* **Instruction**:
Below are entries. Give back exactly the lines from the one containing "Output the LaTeX" through the one containing "(s4ne) -- (1084,1569);", inclusive, without the pictures.

* **The data**:
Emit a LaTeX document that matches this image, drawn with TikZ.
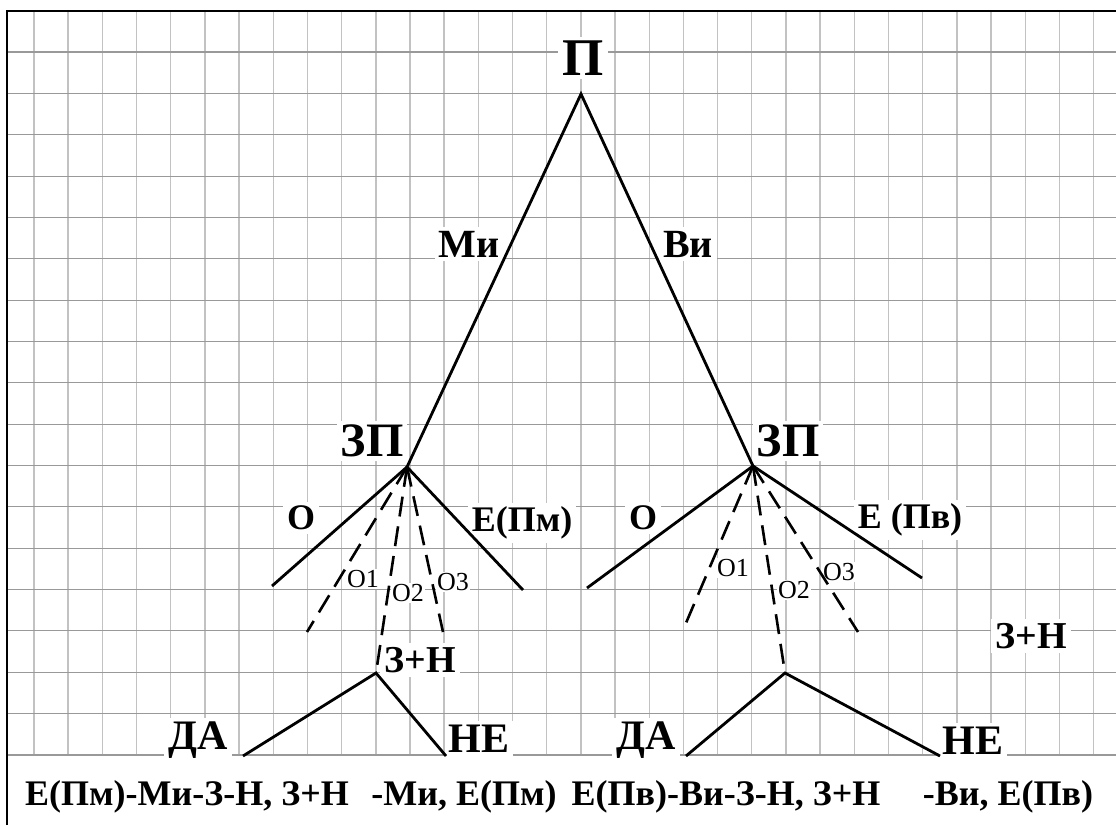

==

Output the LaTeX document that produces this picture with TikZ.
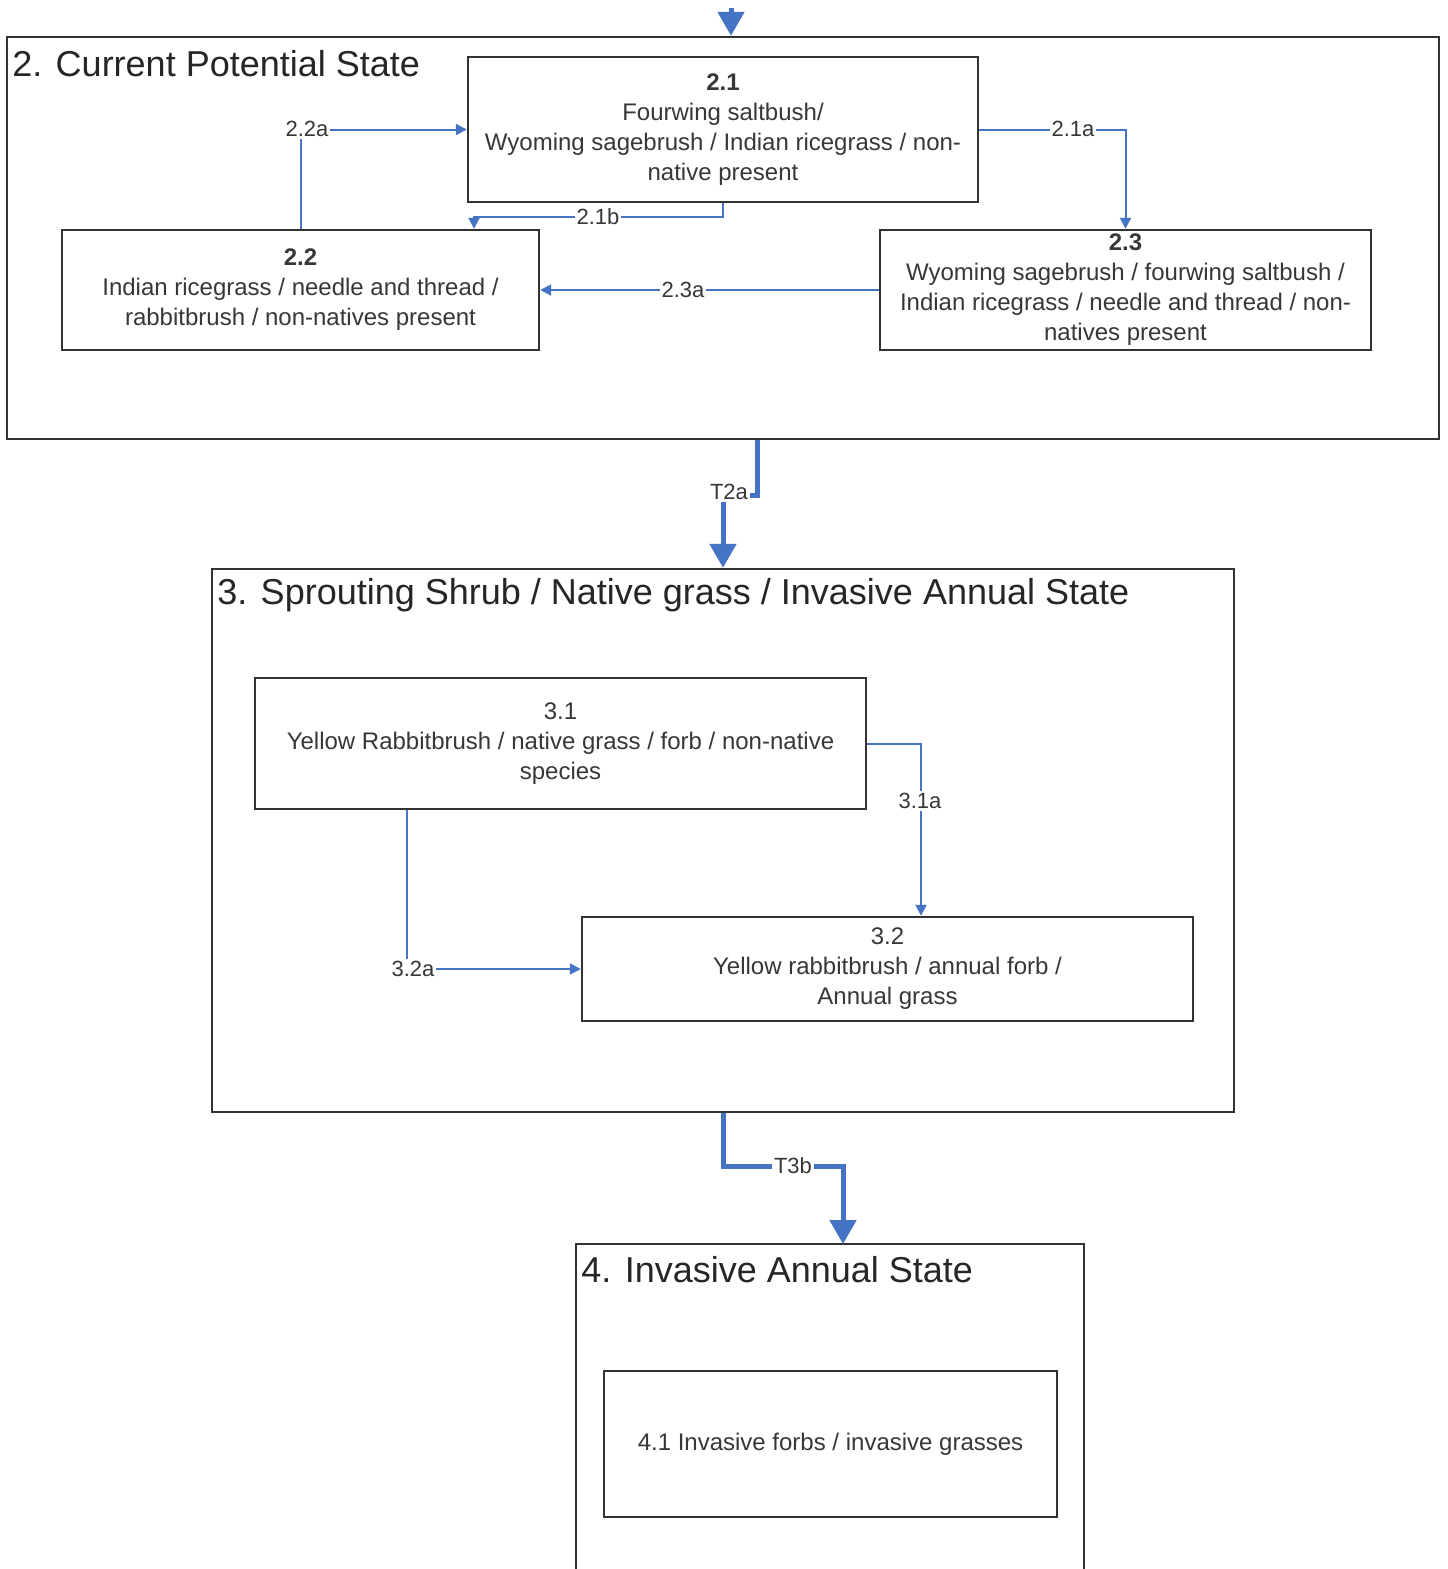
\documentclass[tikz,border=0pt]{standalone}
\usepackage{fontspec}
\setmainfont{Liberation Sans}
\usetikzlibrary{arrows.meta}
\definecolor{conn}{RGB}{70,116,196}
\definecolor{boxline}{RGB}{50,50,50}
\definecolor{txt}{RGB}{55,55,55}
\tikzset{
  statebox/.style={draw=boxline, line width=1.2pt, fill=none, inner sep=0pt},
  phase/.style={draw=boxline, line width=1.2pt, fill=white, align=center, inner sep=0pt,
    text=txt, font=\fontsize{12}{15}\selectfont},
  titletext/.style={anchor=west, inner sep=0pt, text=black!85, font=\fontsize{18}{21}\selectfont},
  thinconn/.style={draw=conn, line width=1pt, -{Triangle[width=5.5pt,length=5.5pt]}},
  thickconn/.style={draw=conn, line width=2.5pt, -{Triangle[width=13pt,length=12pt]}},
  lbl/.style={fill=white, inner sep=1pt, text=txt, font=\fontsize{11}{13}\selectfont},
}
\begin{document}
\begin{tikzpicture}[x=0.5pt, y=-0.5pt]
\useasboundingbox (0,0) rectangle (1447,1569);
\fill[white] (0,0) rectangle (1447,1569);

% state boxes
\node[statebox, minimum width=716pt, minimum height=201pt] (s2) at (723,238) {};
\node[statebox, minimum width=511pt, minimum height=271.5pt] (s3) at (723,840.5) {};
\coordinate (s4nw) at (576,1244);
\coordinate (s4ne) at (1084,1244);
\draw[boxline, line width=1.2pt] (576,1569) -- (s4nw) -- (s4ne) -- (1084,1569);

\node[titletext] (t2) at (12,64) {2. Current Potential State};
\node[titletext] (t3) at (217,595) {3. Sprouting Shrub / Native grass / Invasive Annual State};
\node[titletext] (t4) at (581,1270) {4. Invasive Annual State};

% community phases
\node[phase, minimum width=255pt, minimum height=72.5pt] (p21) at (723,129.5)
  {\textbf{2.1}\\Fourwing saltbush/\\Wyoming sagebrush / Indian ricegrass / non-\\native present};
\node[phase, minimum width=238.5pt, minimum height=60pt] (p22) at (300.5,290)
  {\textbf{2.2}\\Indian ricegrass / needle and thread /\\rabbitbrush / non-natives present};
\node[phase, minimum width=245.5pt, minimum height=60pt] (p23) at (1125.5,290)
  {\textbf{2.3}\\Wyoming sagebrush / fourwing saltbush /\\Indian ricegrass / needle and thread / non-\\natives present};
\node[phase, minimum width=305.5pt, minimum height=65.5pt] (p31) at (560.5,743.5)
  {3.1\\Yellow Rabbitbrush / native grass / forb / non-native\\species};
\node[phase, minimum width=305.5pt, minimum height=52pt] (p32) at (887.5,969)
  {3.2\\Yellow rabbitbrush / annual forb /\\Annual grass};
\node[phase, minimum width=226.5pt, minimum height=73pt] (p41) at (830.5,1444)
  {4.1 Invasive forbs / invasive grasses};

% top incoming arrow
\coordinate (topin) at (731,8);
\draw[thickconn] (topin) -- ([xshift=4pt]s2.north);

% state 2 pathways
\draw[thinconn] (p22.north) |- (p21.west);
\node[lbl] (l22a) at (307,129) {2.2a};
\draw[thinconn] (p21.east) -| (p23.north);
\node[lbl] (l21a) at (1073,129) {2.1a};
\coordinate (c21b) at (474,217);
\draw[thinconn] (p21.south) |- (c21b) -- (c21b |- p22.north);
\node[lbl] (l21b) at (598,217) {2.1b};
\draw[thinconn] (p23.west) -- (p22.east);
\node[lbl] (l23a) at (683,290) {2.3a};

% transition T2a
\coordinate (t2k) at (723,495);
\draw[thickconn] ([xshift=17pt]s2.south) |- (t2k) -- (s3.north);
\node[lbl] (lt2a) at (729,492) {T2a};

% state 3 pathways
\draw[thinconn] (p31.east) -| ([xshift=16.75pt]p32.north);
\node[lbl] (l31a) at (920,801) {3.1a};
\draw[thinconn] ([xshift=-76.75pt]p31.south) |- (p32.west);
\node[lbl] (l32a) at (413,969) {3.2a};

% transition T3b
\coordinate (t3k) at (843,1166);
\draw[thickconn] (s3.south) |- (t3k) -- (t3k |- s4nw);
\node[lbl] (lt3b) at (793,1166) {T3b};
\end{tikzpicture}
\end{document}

* **Task output**:
Output the LaTeX document that produces this picture with TikZ.
\documentclass[tikz,border=0pt]{standalone}
\usepackage{fontspec}
\setmainfont{Liberation Sans}
\usetikzlibrary{arrows.meta}
\definecolor{conn}{RGB}{70,116,196}
\definecolor{boxline}{RGB}{50,50,50}
\definecolor{txt}{RGB}{55,55,55}
\tikzset{
  statebox/.style={draw=boxline, line width=1.2pt, fill=none, inner sep=0pt},
  phase/.style={draw=boxline, line width=1.2pt, fill=white, align=center, inner sep=0pt,
    text=txt, font=\fontsize{12}{15}\selectfont},
  titletext/.style={anchor=west, inner sep=0pt, text=black!85, font=\fontsize{18}{21}\selectfont},
  thinconn/.style={draw=conn, line width=1pt, -{Triangle[width=5.5pt,length=5.5pt]}},
  thickconn/.style={draw=conn, line width=2.5pt, -{Triangle[width=13pt,length=12pt]}},
  lbl/.style={fill=white, inner sep=1pt, text=txt, font=\fontsize{11}{13}\selectfont},
}
\begin{document}
\begin{tikzpicture}[x=0.5pt, y=-0.5pt]
\useasboundingbox (0,0) rectangle (1447,1569);
\fill[white] (0,0) rectangle (1447,1569);

% state boxes
\node[statebox, minimum width=716pt, minimum height=201pt] (s2) at (723,238) {};
\node[statebox, minimum width=511pt, minimum height=271.5pt] (s3) at (723,840.5) {};
\coordinate (s4nw) at (576,1244);
\coordinate (s4ne) at (1084,1244);
\draw[boxline, line width=1.2pt] (576,1569) -- (s4nw) -- (s4ne) -- (1084,1569);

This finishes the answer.